Doch die Menschen reagieren gelassen. Während auf Straßen und Autobahnen gähnende Leere herrscht, unternimmt man Spaziergänge, fährt Rad oder ist mit öffentlichen Verkehrsmitteln unterwegs. Wie sich später zeigen wird, sind die Einsparungen durch das Fahrverbot gering.«

Das alles hatte ganz handfeste ökonomische und gesellschaftliche Auswirkungen:

»Die deutsche Wirtschaft leidet an den Folgen der Ölkrise, denn binnen weniger Monate hat sich der Ölpreis vervierfacht. 1974 muss die Bundesrepublik für Ölimporte 23 Milliarden D-Mark ausgeben, das sind fast 153 Prozent mehr als im Vorjahr. Der PKW-Verkauf bricht ein, die Autobauer verordnen ihren Werken Kurzarbeit. Ähnlich düster sieht es bei den Baustoffproduzenten, in der chemischen Industrie und bei der Eisen- und Stahlherstellung aus.
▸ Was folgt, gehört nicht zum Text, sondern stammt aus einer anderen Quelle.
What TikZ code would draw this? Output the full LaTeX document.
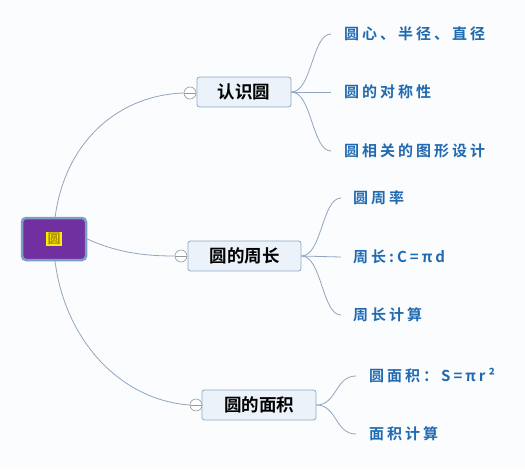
\documentclass[tikz,border=0pt]{standalone}
\usepackage{fontspec}
\newfontfamily\cjk{Noto Sans CJK SC}
\newfontfamily\cjkb{Noto Sans CJK SC Bold}
\newfontfamily\cjkbs[LetterSpace=20]{Noto Sans CJK SC Bold}
\definecolor{bg}{HTML}{FBFCFD}
\definecolor{lin}{HTML}{8EA6C0}
\definecolor{boxfill}{HTML}{EBF2F9}
\definecolor{boxdraw}{HTML}{8FA9C6}
\definecolor{rootfill}{HTML}{7030A0}
\definecolor{rootdraw}{HTML}{7D9DC4}
\definecolor{leafc}{HTML}{1F6AB0}
\definecolor{hl}{HTML}{FFEB00}
\definecolor{hltext}{HTML}{A88A00}
\tikzset{
  conn/.style={draw=lin, line width=0.8pt},
  topic/.style={draw=boxdraw, fill=boxfill, rounded corners=2.5pt, line width=0.8pt, font=\cjkb\fontsize{17.5}{17.5}\selectfont, text=black, inner sep=0pt},
  leaf/.style={font=\cjkbs\fontsize{15}{15}\selectfont, text=leafc, anchor=west, inner sep=0pt},
  knob/.style={circle, draw=gray!80, fill=white, line width=0.6pt, minimum size=12pt, inner sep=0pt},
}
\begin{document}
\begin{tikzpicture}[x=1pt,y=-1pt]
\fill[bg] (0,0) rectangle (525,469);
\useasboundingbox (0,0) rectangle (525,469);
% root
\node[draw=rootdraw, fill=rootfill, line width=2.5pt, rounded corners=4pt, minimum width=64pt, minimum height=42pt, inner sep=0pt] (root) at (54,239) {};
\node[fill=hl, text=hltext, font=\cjkb\fontsize{13}{13}\selectfont, inner sep=1.2pt] (roott) at (root.center) {圆};
% topics
\node[topic, minimum width=94pt, minimum height=30pt] (t1) at (244,92) {认识圆};
\node[topic, minimum width=113pt, minimum height=30pt] (t2) at (244.5,256) {圆的周长};
\node[topic, minimum width=114pt, minimum height=30pt] (t3) at (259,405) {圆的面积};
\node[knob] (k1) at (190,93) {};
\node[knob] (k2) at (181,256) {};
\node[knob] (k3) at (196,405) {};
\draw[gray!80, line width=0.6pt] (k1.west) -- (k1.east) (k2.west) -- (k2.east) (k3.west) -- (k3.east);
% root connectors
\coordinate (rt) at (55,218);
\coordinate (rb) at (55,261);
\draw[conn] (rt) .. controls (65,140) and (120,95) .. (k1.west);
\draw[conn] (root.east) .. controls (120,254) and (150,256) .. (k2.west);
\draw[conn] (rb) .. controls (65,340) and (120,400) .. (k3.west);
% leaves
\node[leaf] (l11) at (344,34) {圆心、半径、直径};
\node[leaf] (l12) at (344,92) {圆的对称性};
\node[leaf] (l13) at (344,151) {圆相关的图形设计};
\node[leaf] (l21) at (353,198) {圆周率};
\node[leaf] (l22) at (353,257) {周长:C=πd};
\node[leaf] (l23) at (353,315) {周长计算};
\node[leaf] (l31) at (369,376) {圆面积：S=πr²};
\node[leaf] (l32) at (369,434) {面积计算};
\coordinate (e11) at (331,34);
\coordinate (e12) at (331,92);
\coordinate (e13) at (331,151);
\coordinate (e21) at (341,198);
\coordinate (e22) at (341,257);
\coordinate (e23) at (341,315);
\coordinate (e31) at (356,376);
\coordinate (e32) at (356,434);
\draw[conn] (t1.east) .. controls (312,92) and (312,34) .. (e11);
\draw[conn] (t1.east) -- (e12);
\draw[conn] (t1.east) .. controls (312,92) and (312,151) .. (e13);
\draw[conn] (t2.east) .. controls (322,256) and (322,198) .. (e21);
\draw[conn] (t2.east) -- (e22);
\draw[conn] (t2.east) .. controls (322,256) and (322,315) .. (e23);
\draw[conn] (t3.east) .. controls (337,405) and (335,376) .. (e31);
\draw[conn] (t3.east) .. controls (337,405) and (335,434) .. (e32);
\end{tikzpicture}
\end{document}
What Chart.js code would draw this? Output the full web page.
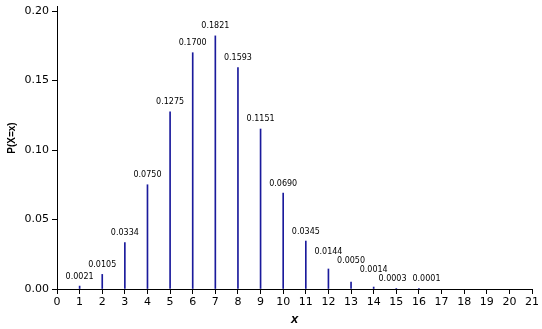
<!DOCTYPE html>
<html>
<head>
<meta charset="utf-8">
<script src="https://cdn.jsdelivr.net/npm/chart.js@4.4.1/dist/chart.umd.min.js"></script>
<style>
  html, body { margin: 0; padding: 0; background: #fff; }
  #chart { display: block; }
</style>
</head>
<body>
<canvas id="chart" width="542" height="329"></canvas>
<script>
// probability mass function, one stem per outcome
const outcomes = [1, 2, 3, 4, 5, 6, 7, 8, 9, 10, 11, 12, 13, 14, 15, 16];
const probabilities = [0.0021, 0.0105, 0.0334, 0.0750, 0.1275, 0.1700, 0.1821, 0.1593,
  0.1151, 0.0690, 0.0345, 0.0144, 0.0050, 0.0014, 0.0003, 0.0001];
const yTickValues = [0, 0.05, 0.10, 0.15, 0.20];

const stemColor = '#1a1a9c';
const tickFont = { family: 'DejaVu Sans', size: 11 };

// value labels above each stem, nudged apart when they collide
const stemLabels = {
  id: 'stemLabels',
  afterDatasetsDraw(chart) {
    const ctx = chart.ctx;
    const meta = chart.getDatasetMeta(0);
    ctx.save();
    ctx.font = '8px "DejaVu Sans"';
    ctx.fillStyle = '#000';
    ctx.textAlign = 'center';
    ctx.textBaseline = 'middle';

    const lineH = 9;
    const placed = [];
    for (let i = meta.data.length - 1; i >= 0; i--) {
      const el = meta.data[i];
      const text = probabilities[i].toFixed(4);
      const box = { text, cx: el.x, cy: el.y - 9.6, w: ctx.measureText(text).width, top: el.y };
      let moved = true, guard = 0;
      while (moved && guard++ < 20) {
        moved = false;
        for (const p of placed) {
          const dx = Math.abs(p.cx - box.cx);
          const dy = Math.abs(p.cy - box.cy);
          if (dx < (p.w + box.w) / 2 && dy < lineH) {
            if (Math.abs(p.top - box.top) < 1) {
              // both labels sit on the baseline: spread them sideways
              const need = (p.w + box.w) / 2 + 6 - dx;
              box.cx -= need / 3;
              p.cx += need * 2 / 3;
            } else {
              box.cy = p.cy - lineH;
            }
            moved = true;
          }
        }
      }
      placed.push(box);
    }
    placed.forEach(b => ctx.fillText(b.text, b.cx, b.cy));
    ctx.restore();
  }
};

const yTitle = {
  id: 'yTitle',
  afterDraw(chart) {
    const ctx = chart.ctx;
    ctx.save();
    ctx.translate(12.5, 138);
    ctx.rotate(-Math.PI / 2);
    ctx.font = 'bold 10px "Liberation Sans"';
    ctx.fillStyle = '#000';
    ctx.textAlign = 'center';
    ctx.textBaseline = 'middle';
    ctx.fillText('P(X=x)', 0, 0);
    ctx.restore();
  }
};

new Chart(document.getElementById('chart'), {
  type: 'bar',
  data: {
    datasets: [{
      data: outcomes.map((x, i) => ({ x, y: probabilities[i] })),
      backgroundColor: stemColor,
      borderWidth: 0,
      barThickness: 1
    }]
  },
  options: {
    responsive: false,
    animation: false,
    layout: { padding: { top: 6, right: 10, left: 0, bottom: 0 } },
    plugins: {
      legend: { display: false },
      tooltip: { enabled: false }
    },
    scales: {
      x: {
        type: 'linear',
        min: 0,
        max: 21,
        offset: false,
        ticks: { stepSize: 1, color: '#000', font: tickFont, padding: 2, maxRotation: 0, autoSkip: false },
        grid: { offset: false, drawOnChartArea: false, drawTicks: true, tickLength: 5, color: '#000' },
        border: { color: '#000' },
        title: {
          display: true,
          text: 'x',
          color: '#000',
          font: { family: 'Liberation Sans', size: 13, weight: 'bold', style: 'italic' },
          padding: { top: 0, bottom: 2 }
        },
        afterFit(scale) { scale.height = 40; }
      },
      y: {
        min: 0,
        max: 0.2036,
        afterBuildTicks(scale) { scale.ticks = yTickValues.map(v => ({ value: v })); },
        ticks: { color: '#000', font: tickFont, padding: 3, callback: v => v.toFixed(2) },
        grid: { offset: false, drawOnChartArea: false, drawTicks: true, tickLength: 5, color: '#000' },
        border: { color: '#000' },
        afterFit(scale) {
          scale.width = 57;
          scale.paddingTop = 0;
          scale.paddingBottom = 0;
        }
      }
    }
  },
  plugins: [stemLabels, yTitle]
});
</script>
</body>
</html>
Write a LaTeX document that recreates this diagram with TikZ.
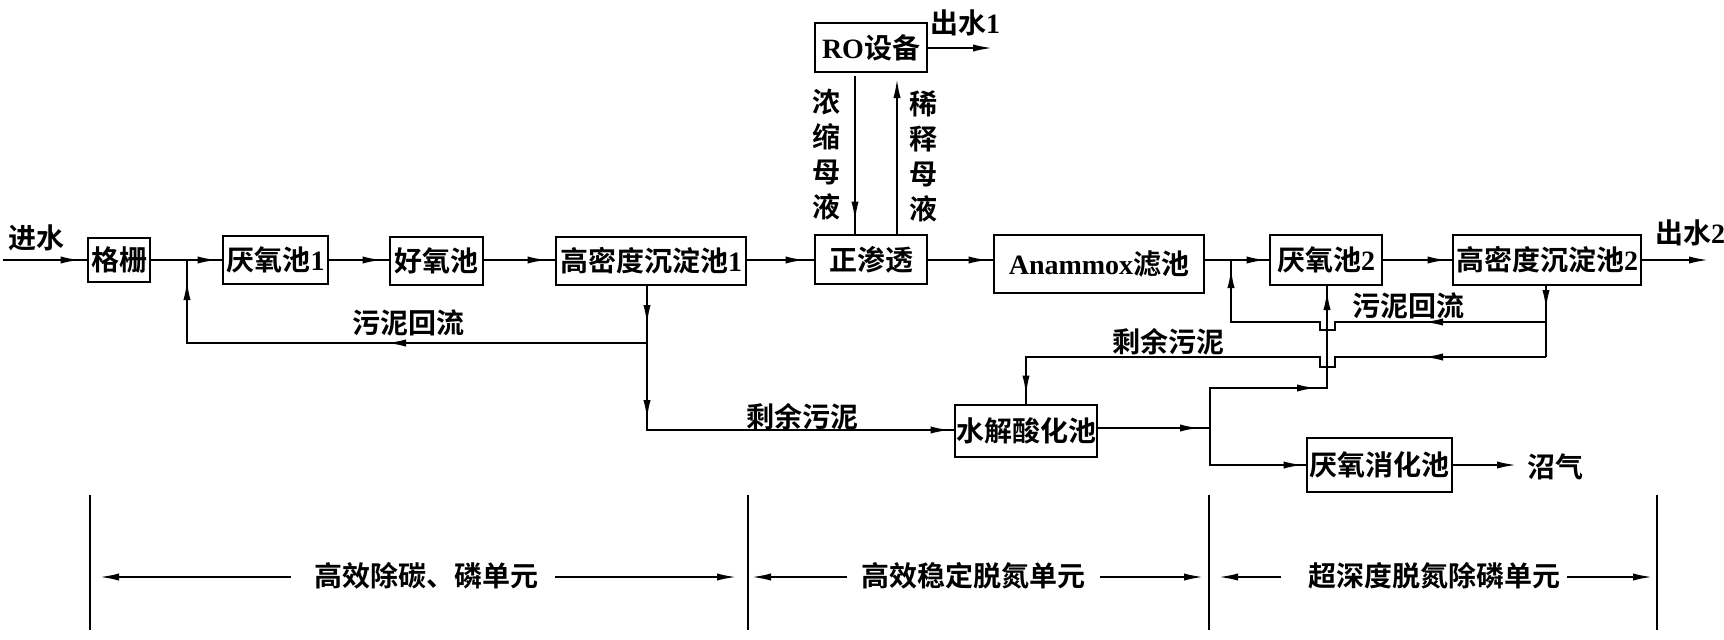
\documentclass[tikz,border=0pt]{standalone}
\usepackage{fontspec}
\setmainfont{Liberation Serif}
\newfontfamily\cjk{Noto Sans CJK SC}[BoldFont={* Bold}]
\usetikzlibrary{arrows.meta,decorations.markings,calc}
\newcommand\atip{\arrow{Latex[length=10pt,width=3.6pt]}}
\begin{document}
\begin{tikzpicture}[x=0.5pt,y=-0.5pt,
  box/.style={draw,line width=1.4pt,inner sep=0pt,font=\fontsize{14}{16}\selectfont\bfseries},
  lbl/.style={inner sep=0pt,font=\fontsize{14}{16}\selectfont\bfseries},
  flow/.style={line width=1.1pt},
  tips/.style={postaction={decorate,decoration={markings,#1}}},
  endtip/.style={-{Latex[length=10pt,width=3.6pt]}},
  divider/.style={line width=0.6pt},
  unitarrow/.style={line width=1.1pt,-{Latex[length=10pt,width=3.6pt]}}
]
\useasboundingbox (0,0) rectangle (1724,639);

% boxes
\node[box,minimum width=31pt,minimum height=22pt] (ggs) at (119,260) {\cjk 格栅};
\node[box,minimum width=52.5pt,minimum height=24pt] (yy1) at (275.5,260) {{\cjk 厌氧池}1};
\node[box,minimum width=46.5pt,minimum height=24pt] (hy) at (436.5,261) {\cjk 好氧池};
\node[box,minimum width=95pt,minimum height=24pt] (gm1) at (651,261) {{\cjk 高密度沉淀池}1};
\node[box,minimum width=56pt,minimum height=24.5pt] (zst) at (871,259.5) {\cjk 正渗透};
\node[box,minimum width=105pt,minimum height=29pt] (ana) at (1099,264) {Anammox{\cjk 滤池}};
\node[box,minimum width=56pt,minimum height=25pt] (yy2) at (1326,260) {{\cjk 厌氧池}2};
\node[box,minimum width=94pt,minimum height=25pt] (gm2) at (1547,260) {{\cjk 高密度沉淀池}2};
\node[box,minimum width=56pt,minimum height=24.5pt] (ro) at (871,47.5) {RO{\cjk 设备}};
\node[box,minimum width=71pt,minimum height=26pt] (sj) at (1026,431) {\cjk 水解酸化池};
\node[box,minimum width=72.5pt,minimum height=27pt] (yxh) at (1379.5,465) {\cjk 厌氧消化池};

% labels
\node[lbl] (tin) at (37,238) {\cjk 进水};
\node[lbl] (tout1) at (965,23) {{\cjk 出水}1};
\node[lbl] (tout2) at (1690,233) {{\cjk 出水}2};
\node[lbl,align=center,font=\fontsize{14}{17.5}\selectfont\bfseries] (tnong) at (826.5,155) {\cjk 浓\\\cjk 缩\\\cjk 母\\\cjk 液};
\node[lbl,align=center,font=\fontsize{14}{17.5}\selectfont\bfseries] (txi) at (923.5,156) {\cjk 稀\\\cjk 释\\\cjk 母\\\cjk 液};
\node[lbl] (thl1) at (408,323) {\cjk 污泥回流};
\node[lbl] (tsy1) at (802,417) {\cjk 剩余污泥};
\node[lbl] (tsy2) at (1168,342) {\cjk 剩余污泥};
\node[lbl] (thl2) at (1408,306) {\cjk 污泥回流};
\node[lbl] (tzq) at (1555,467) {\cjk 沼气};

% free ends
\coordinate (in) at (3,260);
\coordinate (out1) at (993,48);
\coordinate (out2) at (1709,260);
\coordinate (gas) at (1517,465);
\coordinate (j1) at (187,260);
\coordinate (g1b) at (647,285);
\coordinate (c1) at (647,343);
\coordinate (c2) at (647,430);
\coordinate (g2b) at (1546,285);
\coordinate (r1) at (1546,322);
\coordinate (r2) at (1546,357);
\coordinate (j2) at (1231,260);
\coordinate (j3) at (1210,428);
\coordinate (ro1) at (855,76);
\coordinate (ro2) at (897,78);

% main row
\draw[flow,tips={mark=at position -3pt with {\atip}}] (in) -- (ggs.west);
\draw[flow,tips={mark=at position -2pt with {\atip}}] (ggs.east) -- (yy1.west);
\draw[flow,tips={mark=at position -3pt with {\atip}}] (yy1.east) -- (hy.west |- yy1.east);
\draw[flow,tips={mark=at position -3.5pt with {\atip}}] (hy.east |- yy1.east) -- (gm1.west |- yy1.east);
\draw[flow,tips={mark=at position -4pt with {\atip}}] (gm1.east |- yy1.east) -- (zst.west |- yy1.east);
\draw[flow,tips={mark=at position -2pt with {\atip}}] (zst.east |- yy1.east) -- (ana.west |- yy1.east);
\draw[flow,tips={mark=at position -1pt with {\atip}}] (ana.east |- yy1.east) -- (yy2.west);
\draw[flow,tips={mark=at position -2pt with {\atip}}] (yy2.east) -- (gm2.west);
\draw[flow,endtip] (gm2.east) -- (out2);

% RO loop
\draw[flow,endtip] (ro.east |- out1) -- (out1);
\draw[flow,tips={mark=at position -6pt with {\atip}}] (ro1) -- (ro1 |- zst.north);
\draw[flow,endtip] (ro2 |- zst.north) -- (ro2);

% sludge return 1
\draw[flow,tips={mark=at position 20pt with {\atip},mark=at position 159.5pt with {\atip},mark=at position -10pt with {\atip}}]
  (g1b) -- (c1) -- (j1 |- c1) -- (j1);
\draw[flow,tips={mark=at position 38.5pt with {\atip},mark=at position -1.5pt with {\atip}}]
  (c1) -- (c2) -- (sj.west |- c2);

% zone 3 returns
\draw[flow,tips={mark=at position 12.5pt with {\atip}}] (g2b) -- (r2);
\draw[flow,tips={mark=at position 61.5pt with {\atip},mark=at position -4pt with {\atip}}]
  (r1) -- (1335,322) -- (1335,330) -- (1320,330) -- (1320,322) -- (j2 |- r1) -- (j2);
\draw[flow,tips={mark=at position 61.5pt with {\atip},mark=at position -4pt with {\atip}}]
  (r2) -- (1335,357) -- (1335,367) -- (1320,367) -- (1320,357) -- (sj.north |- r2) -- (sj.north);

% hydrolysis outputs
\draw[flow,tips={mark=at position -5pt with {\atip}}] (sj.east |- j3) -- (j3);
\draw[flow,tips={mark=at position 73.5pt with {\atip},mark=at position -2.5pt with {\atip}}]
  (j3) -- (1210,388) -- (1327,388) -- (1327,285);
\draw[flow,tips={mark=at position -1pt with {\atip}}] (j3) -- (1210,465) -- (yxh.west);
\draw[flow,endtip] (yxh.east) -- (gas);

% bottom units
\foreach \x [count=\i] in {90,748,1209,1657} \draw[divider] (\x,495) coordinate (dt\i) -- (\x,630) coordinate (db\i);
\node[lbl] (u1) at (426,576) {\cjk 高效除碳、磷单元};
\node[lbl] (u2) at (973,576) {\cjk 高效稳定脱氮单元};
\node[lbl] (u3) at (1434.5,576) {\cjk 超深度脱氮除磷单元};
\coordinate (a1l) at (291,577); \coordinate (a1le) at (99,577);
\coordinate (a1r) at (555,577); \coordinate (a1re) at (737,577);
\coordinate (a2l) at (847,577); \coordinate (a2le) at (751,577);
\coordinate (a2r) at (1100,577); \coordinate (a2re) at (1204,577);
\coordinate (a3l) at (1281,577); \coordinate (a3le) at (1218,577);
\coordinate (a3r) at (1567,577); \coordinate (a3re) at (1653,577);
\draw[unitarrow] (a1l) -- (a1le);
\draw[unitarrow] (a1r) -- (a1re);
\draw[unitarrow] (a2l) -- (a2le);
\draw[unitarrow] (a2r) -- (a2re);
\draw[unitarrow] (a3l) -- (a3le);
\draw[unitarrow] (a3r) -- (a3re);
\end{tikzpicture}
\end{document}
Die Arbeitslosenzahl überschreitet 1975 die Millionengrenze, 1973 waren es nur 273.000. Schließlich verfügt die Bundesregierung einen Anwerbestopp für ausländische Arbeitskräfte. Auch das politische Klima verändert sich, die Spannungen zwischen Arbeitgebern und Gewerkschaften nehmen zu.
Im letzten Viertel des 20. Jahrhunderts beträgt das durchschnittliche Wachstum nur noch etwa 1,9 Prozent, die Arbeitslosenziffer steigt auf über zehn Prozent. Vor 1973/74 gab es jährliche Steigerungsraten des Bruttosozialprodukts um acht Prozent.«

Die „2. Ölkrise“ 1979/1980

Ausgelöst wurde der starke Preisanstieg Ende der 1970er Jahre im Wesentlichen durch Förderungsausfälle und Verunsicherung nach der Islamischen Revolution im Iran (die zum Sturz der Monarchie von Schah Mohammad Reza Pahlavi geführt hat) und dem folgenden Angriff des Iraks auf den Iran (Erster Golfkrieg). Innerhalb von wenigen Monaten verdoppelte sich damals der Ölpreis und das – verbunden mit einer tiefgreifenden Verunsicherung – führte dazu, dass es zu einer weltweiten Rezession kam.